Singing the past in those false tones I loathe.
    Some poets seem oppressed with the conviction,
That to be classic, they must still re-clothe
    The venerable forms of antique fiction
    In what they deem approved poetic diction;
And so they let their unpruned fancies roll
Round some old theme, like hop-vines round a pole.

Give me the living theme, and living speech—
    The native stem and its spontaneous shoots,
Fibres and foliage of the soul that reach
    Deep down in human life their thrilling roots,
    And mould the sunshine into golden fruits,
Not ashes to the taste, but fit to feed
The highest and the humblest human need!

O singers of the sunset! is there naught
    Remaining for the muse, but just to fill
Old skins of fable with weak wine of thought?
    The child, Imagination, at his will
    Reshakes to wondrous forms of beauty still
A few bright shards of common joy and hope,
And turns the world in his kaleidoscope.
While I can't say for certain that Byron's Beppo was the most influential poem of the 19th century, especially given Marmion, it was by gum the most fruitful influence.

Fair warning to those who attempt this: set just before the Civil War, it has period-typical racism, only some of which is directly questioned by the story.

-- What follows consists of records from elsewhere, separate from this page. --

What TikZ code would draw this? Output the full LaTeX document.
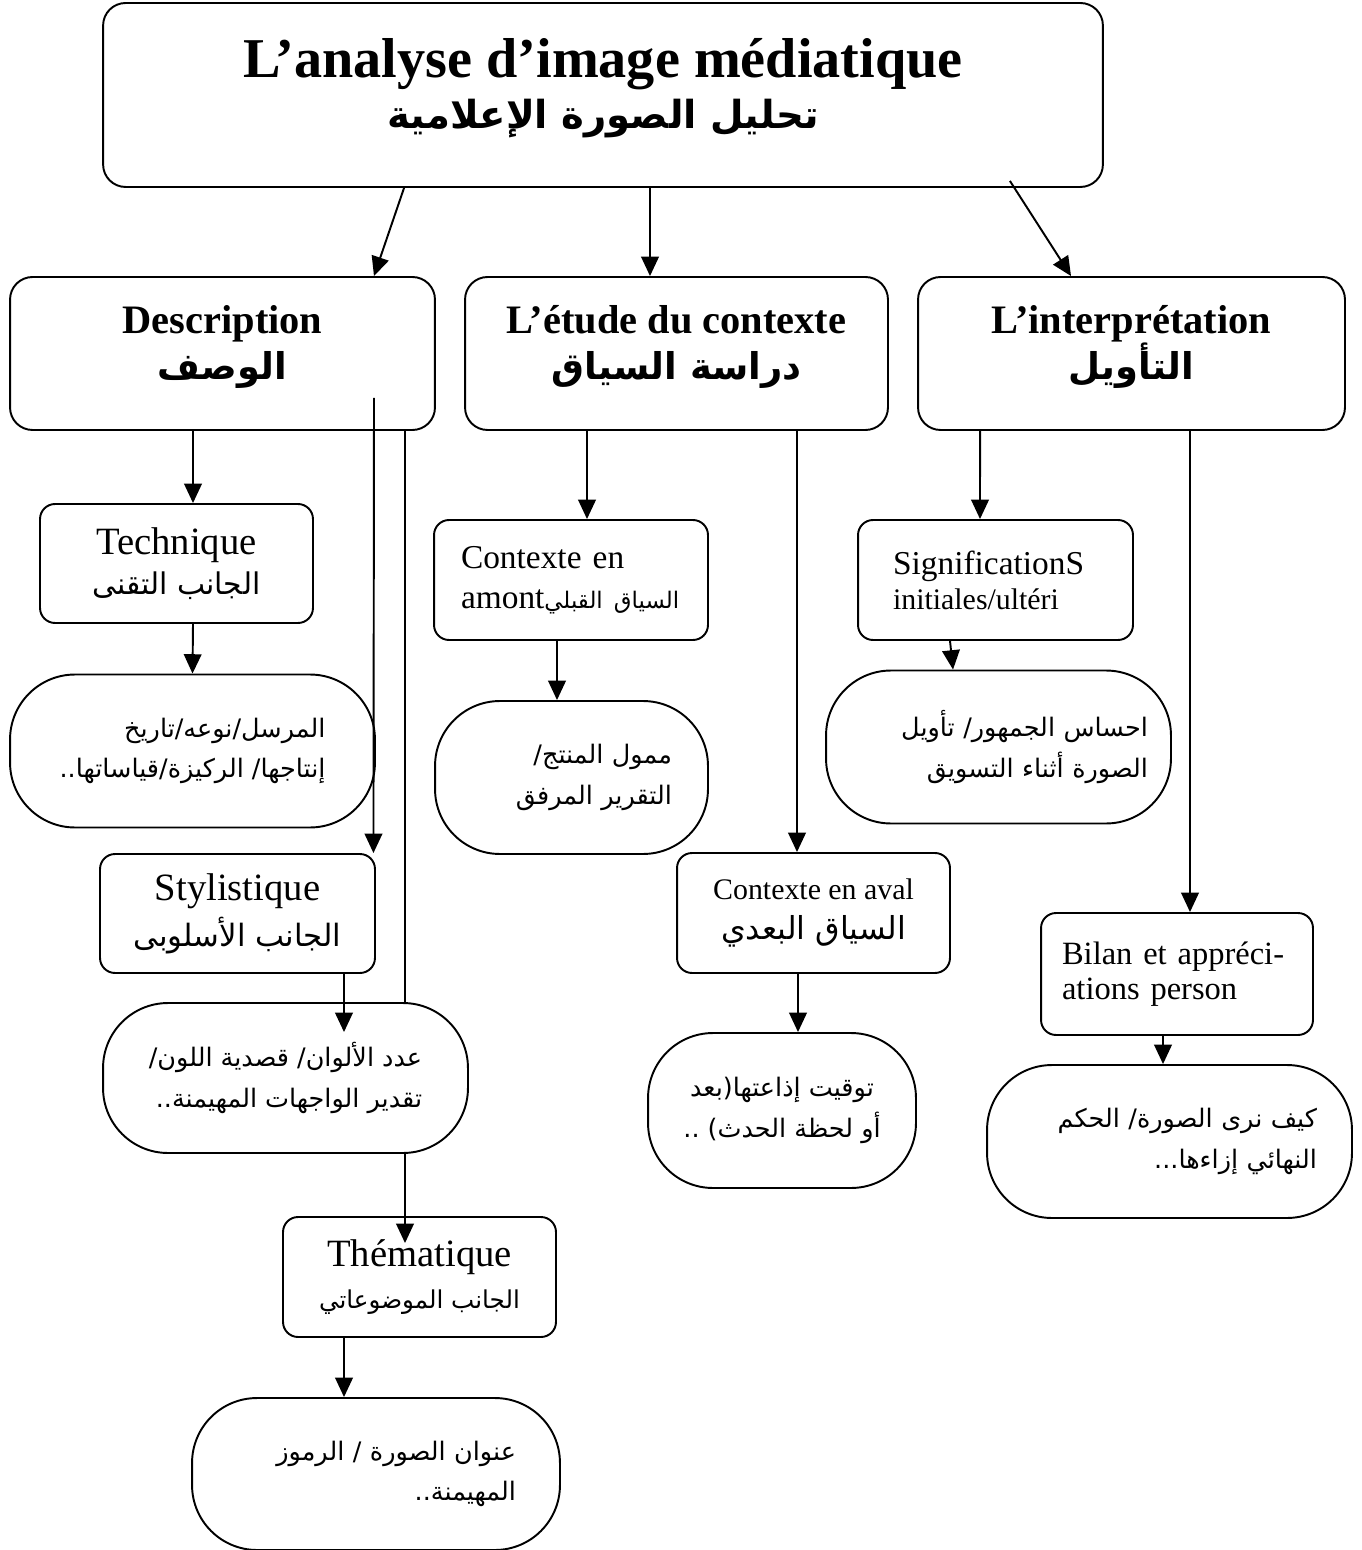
\documentclass[tikz,border=0pt]{standalone}
\usepackage{fontspec}
\setmainfont{Liberation Serif}
\newfontfamily\arabicfont[Script=Arabic]{DejaVu Sans}
\TeXXeTstate=1
\usetikzlibrary{arrows.meta}

\begin{document}
\begin{tikzpicture}[x=0.02cm,y=-0.02cm,
    box/.style={draw,line width=1.1pt,fill=white,inner sep=2pt},
    bigbox/.style={box,rounded corners=0.45cm,text depth=0.45cm},
    smallbox/.style={box,rounded corners=0.3cm,minimum width=5.46cm,minimum height=2.38cm},
    pill/.style={box,rounded corners=1.3cm,minimum height=3.06cm},
    artext/.style={font=\arabicfont\fontsize{14.5}{23}\selectfont},
    arr/.style={line width=1.1pt,-{Triangle[length=11pt,width=10pt]}}]
  \useasboundingbox (0,0) rectangle (1361,1550);

  \node[bigbox,minimum width=20cm,minimum height=3.68cm,align=center,
        font=\bfseries\fontsize{32}{29}\selectfont] (title) at (603,95)
    {L’analyse d’image médiatique\\
     {\arabicfont\fontsize{22}{29}\selectfont\beginR تحليل الصورة الإعلامية\endR}};

  \node[bigbox,minimum width=8.5cm,minimum height=3.06cm,align=center,
        font=\bfseries\fontsize{23}{26}\selectfont] (desc) at (222.5,353.5)
    {Description\\{\arabicfont\fontsize{21}{26}\selectfont\beginR الوصف\endR}};
  \node[bigbox,minimum width=8.46cm,minimum height=3.06cm,align=center,
        font=\bfseries\fontsize{23}{26}\selectfont] (etude) at (676.5,353.5)
    {L’étude du contexte\\{\arabicfont\fontsize{21}{26}\selectfont\beginR دراسة السياق\endR}};
  \node[bigbox,minimum width=8.54cm,minimum height=3.06cm,align=center,
        font=\bfseries\fontsize{23}{26}\selectfont] (interp) at (1131.5,353.5)
    {L’interprétation\\{\arabicfont\fontsize{21}{26}\selectfont\beginR التأويل\endR}};

  \node[smallbox,align=center,font=\fontsize{22}{23}\selectfont] (tech) at (176.5,563.5)
    {Technique\\{\arabicfont\fontsize{17}{23}\selectfont\beginR الجانب التقنى\endR}};
  \node[pill,minimum width=7.3cm,align=right,artext] (techd) at (192.5,751)
    {\beginR المرسل/نوعه/تاريخ\endR\\\beginR إنتاجها/ الركيزة/قياساتها..\endR};

  \node[smallbox,minimum width=5.5cm,align=center,font=\fontsize{22}{26}\selectfont] (styl) at (237.5,913.5)
    {Stylistique\\{\arabicfont\fontsize{17.5}{26}\selectfont\beginR الجانب الأسلوبى\endR}};
  \node[pill,minimum width=7.3cm,minimum height=3.0cm,align=right,artext] (styld) at (285.5,1078)
    {\beginR عدد الألوان/ قصدية اللون/\endR\\\beginR تقدير الواجهات المهيمنة..\endR};

  \node[smallbox,minimum height=2.4cm,align=center,font=\fontsize{22}{24}\selectfont] (them) at (419.5,1277)
    {Thématique\\{\arabicfont\fontsize{14}{24}\selectfont\beginR الجانب الموضوعاتي\endR}};
  \node[pill,minimum width=7.36cm,minimum height=3.04cm,text width=5.6cm,align=right,artext] (themd) at (376,1474)
    {\beginR عنوان الصورة / الرموز\endR\\\beginR المهيمنة..\endR};

  \node[smallbox,minimum width=5.48cm,minimum height=2.4cm,text width=4.4cm,align=left,
        font=\fontsize{19}{23}\selectfont] (amont) at (571,580)
    {Contexte en\\amont{\arabicfont\fontsize{13}{23}\selectfont\beginR السياق القبلي\endR}};
  \node[pill,minimum width=5.46cm,text width=4.02cm,align=right,artext] (amontd) at (571.5,777.5)
    {\beginR ممول المنتج/\endR\\\beginR التقرير المرفق\endR};

  \node[smallbox,minimum height=2.4cm,align=center,font=\fontsize{17}{23}\selectfont] (aval) at (813.5,913)
    {Contexte en aval\\{\arabicfont\fontsize{18}{23}\selectfont\beginR السياق البعدي\endR}};
  \node[pill,minimum width=5.36cm,minimum height=3.1cm,align=center,artext] (avald) at (782,1110.5)
    {\beginR توقيت إذاعتها(بعد\endR\\\beginR أو لحظة الحدث) ..\endR};

  \node[smallbox,minimum width=5.5cm,minimum height=2.4cm,text width=4.1cm,align=left,
        font=\fontsize{19}{20}\selectfont] (sign) at (995.5,580)
    {SignificationS\\{\fontsize{17}{20}\selectfont initiales/ultéri}};
  \node[pill,minimum width=6.9cm,text width=5.98cm,align=right,artext] (signd) at (998.5,747)
    {\beginR احساس الجمهور/ تأويل\endR\\\beginR الصورة أثناء التسويق\endR};

  \node[smallbox,minimum width=5.44cm,minimum height=2.44cm,text width=4.6cm,align=left,
        font=\fontsize{18.5}{20}\selectfont] (bilan) at (1177,974)
    {Bilan et appréci-\\ations person};
  \node[pill,minimum width=7.3cm,text width=5.9cm,align=right,artext] (biland) at (1169.5,1141.5)
    {\beginR كيف نرى الصورة/ الحكم\endR\\\beginR النهائي إزاءها...\endR};

  \coordinate (dstart) at (374,398);

  \draw[arr] ([xshift=-3.98cm]title.south) -- ([xshift=3.03cm]desc.north);
  \draw[arr] ([xshift=0.94cm]title.south) -- ([xshift=-0.53cm]etude.north);
  \draw[arr] ([xshift=8.14cm,yshift=0.14cm]title.south) -- ([xshift=-1.21cm]interp.north);

  \draw[arr] ([xshift=-0.59cm]desc.south) -- ([xshift=0.33cm]tech.north);
  \draw[arr] ([xshift=0.33cm]tech.south) -- (techd.north);
  \draw[arr] (dstart) -- ([xshift=-0.05cm]styl.north east);
  \draw[arr] ([xshift=2.13cm]styl.south) -- ([xshift=1.17cm,yshift=-0.6cm]styld.north);
  \draw[line width=1.1pt] ([xshift=3.65cm]desc.south) -- ([xshift=2.39cm]styld.north);
  \draw[arr] ([xshift=2.39cm]styld.south) -- ([xshift=-0.29cm,yshift=-0.54cm]them.north);
  \draw[arr] ([xshift=-1.51cm]them.south) -- ([xshift=-0.64cm]themd.north);

  \draw[arr] ([xshift=-1.79cm]etude.south) -- ([xshift=0.32cm]amont.north);
  \draw[arr] ([xshift=-0.28cm]amont.south) -- ([xshift=-0.29cm]amontd.north);
  \draw[arr] ([xshift=2.41cm]etude.south) -- ([xshift=-0.33cm]aval.north);
  \draw[arr] ([xshift=-0.31cm]aval.south) -- ([xshift=0.32cm]avald.north);

  \draw[arr] ([xshift=-3.03cm]interp.south) -- ([xshift=-0.31cm]sign.north);
  \draw[arr] ([xshift=-0.91cm]sign.south) -- ([xshift=-0.91cm]signd.north);
  \draw[arr] ([xshift=1.17cm]interp.south) -- ([xshift=0.26cm]bilan.north);
  \draw[arr] ([xshift=-0.28cm]bilan.south) -- ([xshift=-0.13cm]biland.north);
\end{tikzpicture}
\end{document}
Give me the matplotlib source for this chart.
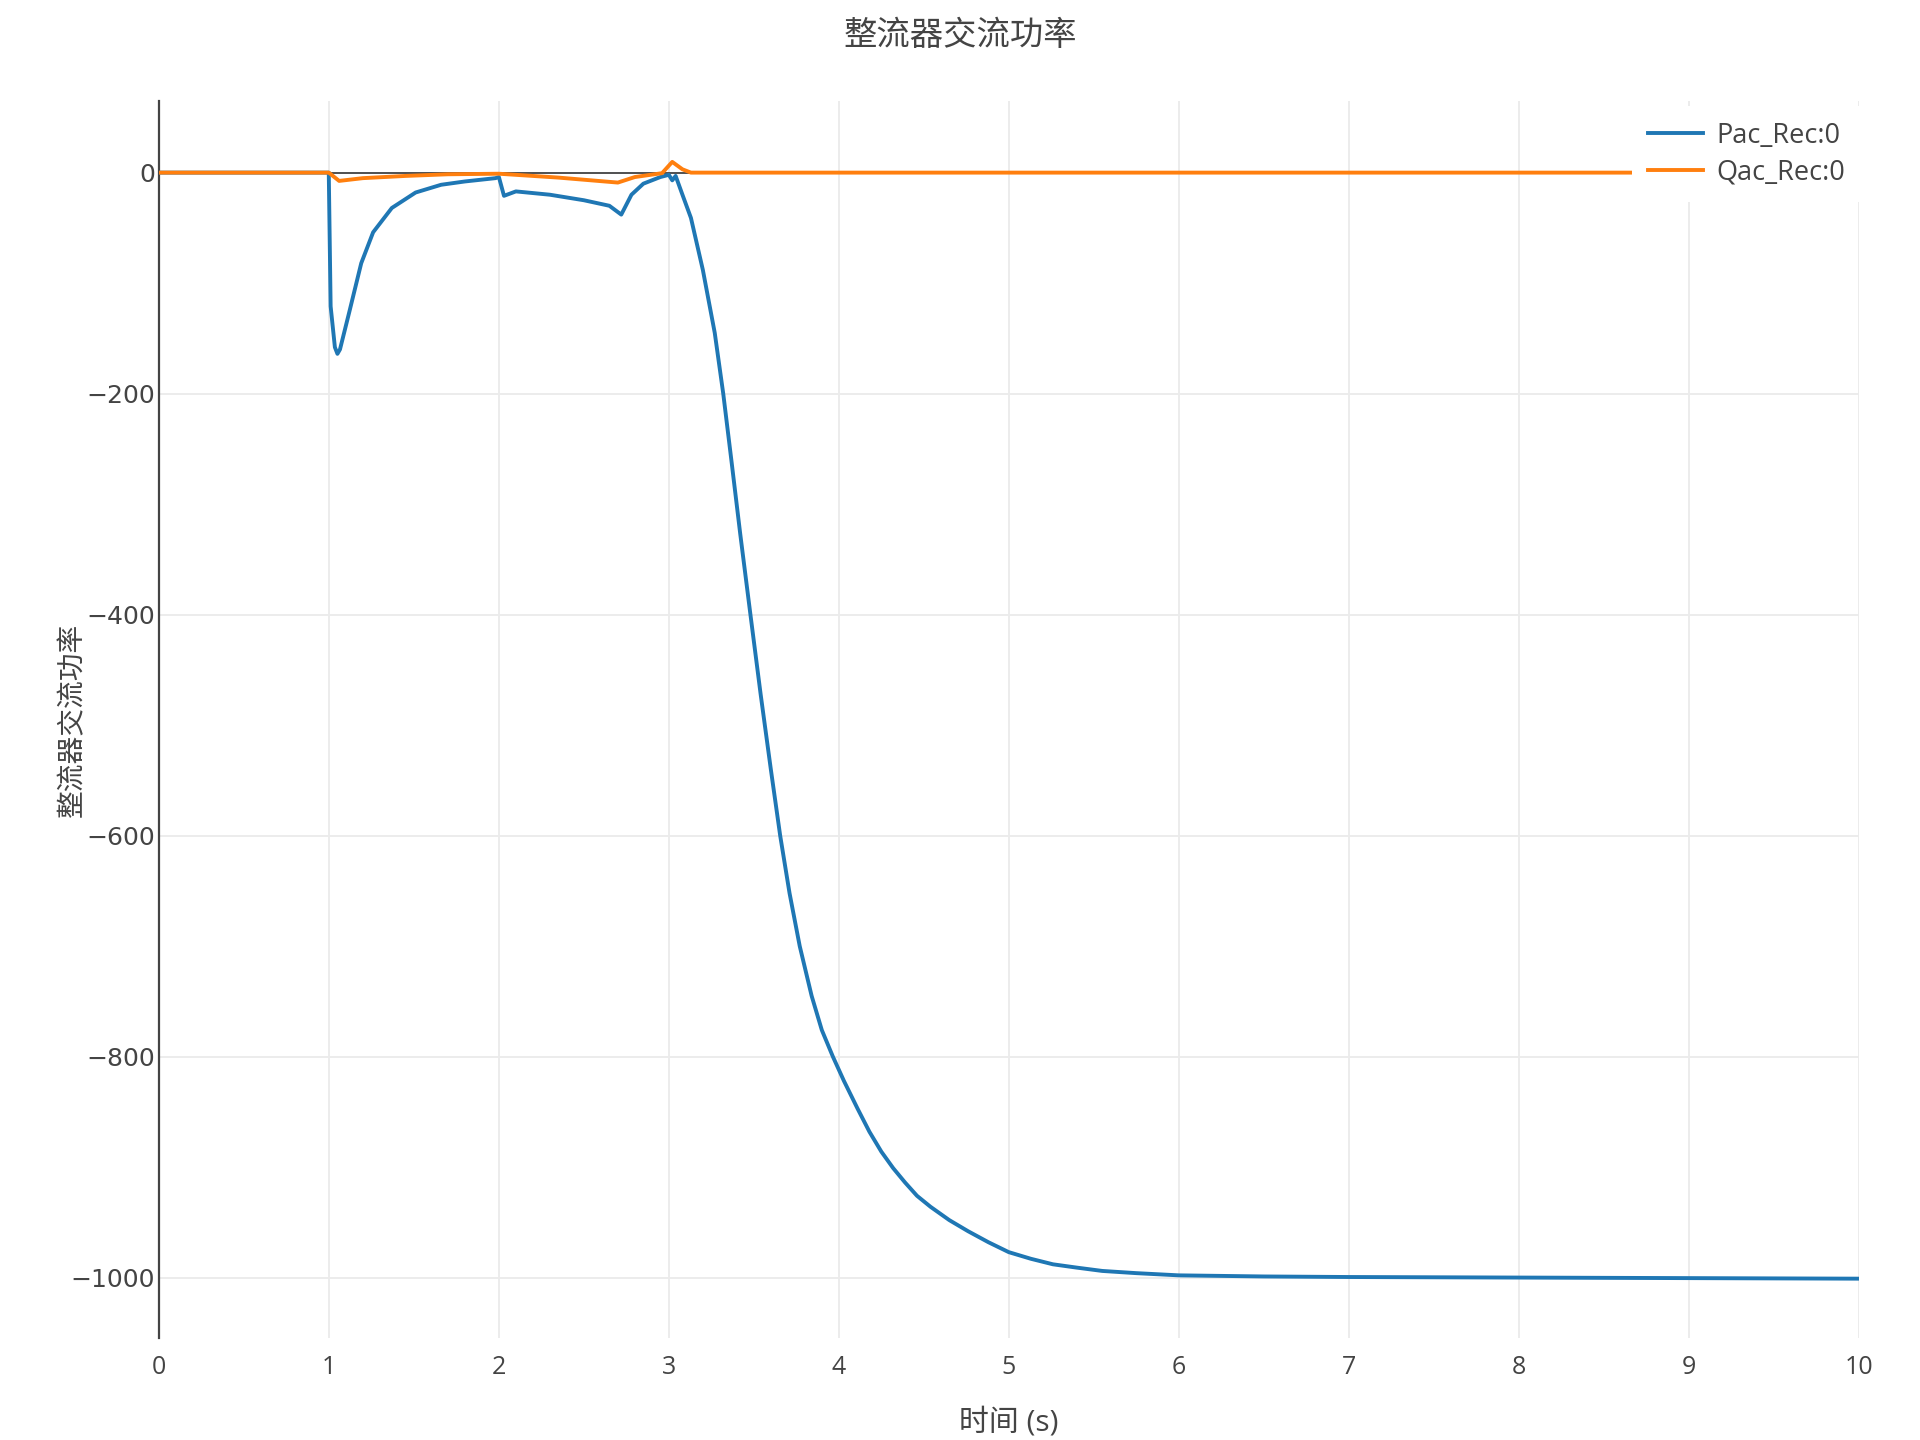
import matplotlib
matplotlib.use("Agg")
import matplotlib.pyplot as plt

plt.rcParams['font.family'] = ['Open Sans', 'Noto Sans CJK SC', 'DejaVu Sans']
plt.rcParams['axes.unicode_minus'] = True

# 时间 (s) 与 整流器交流功率
t_pac = [0, 0.999, 1.01, 1.035, 1.05, 1.065, 1.12, 1.19, 1.26, 1.37, 1.51, 1.66, 1.80, 1.98,
         2.0, 2.03, 2.1, 2.3, 2.5, 2.65, 2.72, 2.78, 2.85, 2.95, 3.0,
         3.02, 3.04, 3.08, 3.13, 3.20, 3.27, 3.32, 3.37, 3.42, 3.48, 3.54,
         3.60, 3.655, 3.71, 3.77, 3.84, 3.90, 3.965, 4.03, 4.11, 4.18, 4.25, 4.32,
         4.39, 4.46, 4.54, 4.65, 4.76, 4.88, 5.0, 5.13, 5.26, 5.4, 5.55,
         5.75, 6.0, 6.5, 7.0, 8.0, 9.0, 10.0]
pac = [0, 0, -121, -158, -164, -160, -126, -82, -54, -32, -18, -11, -8, -5,
       -4, -21, -17, -20, -25, -30, -38, -20, -10, -4, -2,
       -7, -3, -20, -41, -88, -145, -200, -263, -327, -400, -472,
       -540, -600, -652, -700, -745, -776, -800, -822, -847, -868, -886, -901,
       -914, -926, -936, -948, -958, -968, -977, -983, -988, -991, -994,
       -996, -998, -999, -999.5, -1000, -1000.5, -1001]

t_qac = [0, 0.999, 1.06, 1.2, 1.45, 1.7, 2.0, 2.35, 2.70, 2.80, 2.96,
         3.02, 3.08, 3.13, 5.0, 10.0]
qac = [0, 0, -7.5, -5, -3, -1.5, -1, -4.5, -9, -4, -0.5,
       9.7, 3, 0, 0, 0]

yticks = [0, -200, -400, -600, -800, -1000]
ylabels = ['0', '\u2212200', '\u2212400', '\u2212600', '\u2212800', '\u22121000']

fig = plt.figure(figsize=(19.2, 14.4), dpi=100)
ax = fig.add_axes([0.0828, 0.0706, 0.968 - 0.0828, 0.930 - 0.0706])

ax.plot(t_pac, pac, color='#1f77b4', lw=2.8, label='Pac_Rec:0', zorder=3)
ax.plot(t_qac, qac, color='#ff7f0e', lw=2.8, label='Qac_Rec:0', zorder=4)

ax.set_xlim(0, 10)
ax.set_ylim(-1055, 65)
ax.set_xticks(range(0, 11))
ax.set_yticks(yticks)
ax.set_yticklabels(ylabels, family=['DejaVu Sans'])
ax.grid(True, color='#ebebeb', lw=1.3, zorder=0)
ax.set_axisbelow(True)
ax.axhline(0, color='#444444', lw=1.3, zorder=2)

for s in ['top', 'right', 'bottom']:
    ax.spines[s].set_visible(False)
ax.spines['left'].set_color('#444444')
ax.spines['left'].set_linewidth(1.6)
ax.tick_params(length=0, labelsize=18, labelcolor='#444444')
ax.tick_params(axis='x', pad=12)
ax.tick_params(axis='y', pad=3)

fig.text(0.5, 0.9745, '整流器交流功率', ha='center', va='center',
         fontsize=24, color='#444444')
fig.text(0.5255, 0.012, '时间 (s)', ha='center', va='center',
         fontsize=21.5, color='#444444')
fig.text(0.038, 0.5, '整流器交流功率', ha='center', va='center',
         rotation=90, fontsize=20, color='#444444')

leg = ax.legend(loc='upper left', bbox_to_anchor=(0.843, 0.936),
                bbox_transform=fig.transFigure, fontsize=19.5,
                frameon=True, framealpha=1, facecolor='white',
                edgecolor='none', fancybox=False, handlelength=2.0,
                handletextpad=0.5, labelspacing=0.3, borderpad=0.6)
for txt in leg.get_texts():
    txt.set_color('#444444')

fig.savefig('out.png', dpi=100)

And the resolution is … a muddled disappointment -- at least the title character's part, as the arcs of his wife and her former beau are handled perfectly a la genre's mode. But along the way, we get a marriage of North and South, a Grub Street writer, pointed satire of period manners, and a deft hand with the verse. Not to mention deft hand with the manner, as every digression (fewer than Byron's) is spot on the point.

This was not a success when first published, and Trowbridge never again attempted anything like this -- he is best known as a hack writer of adventure stories. I can only whimper in frustration -- but at least we have this.

(Historical trivia: it was published anonymously in an anthology that had one few poems of Emily Dickinson's published in her lifetime.)

---L.

Subject quote from, well, "Guy Vernon."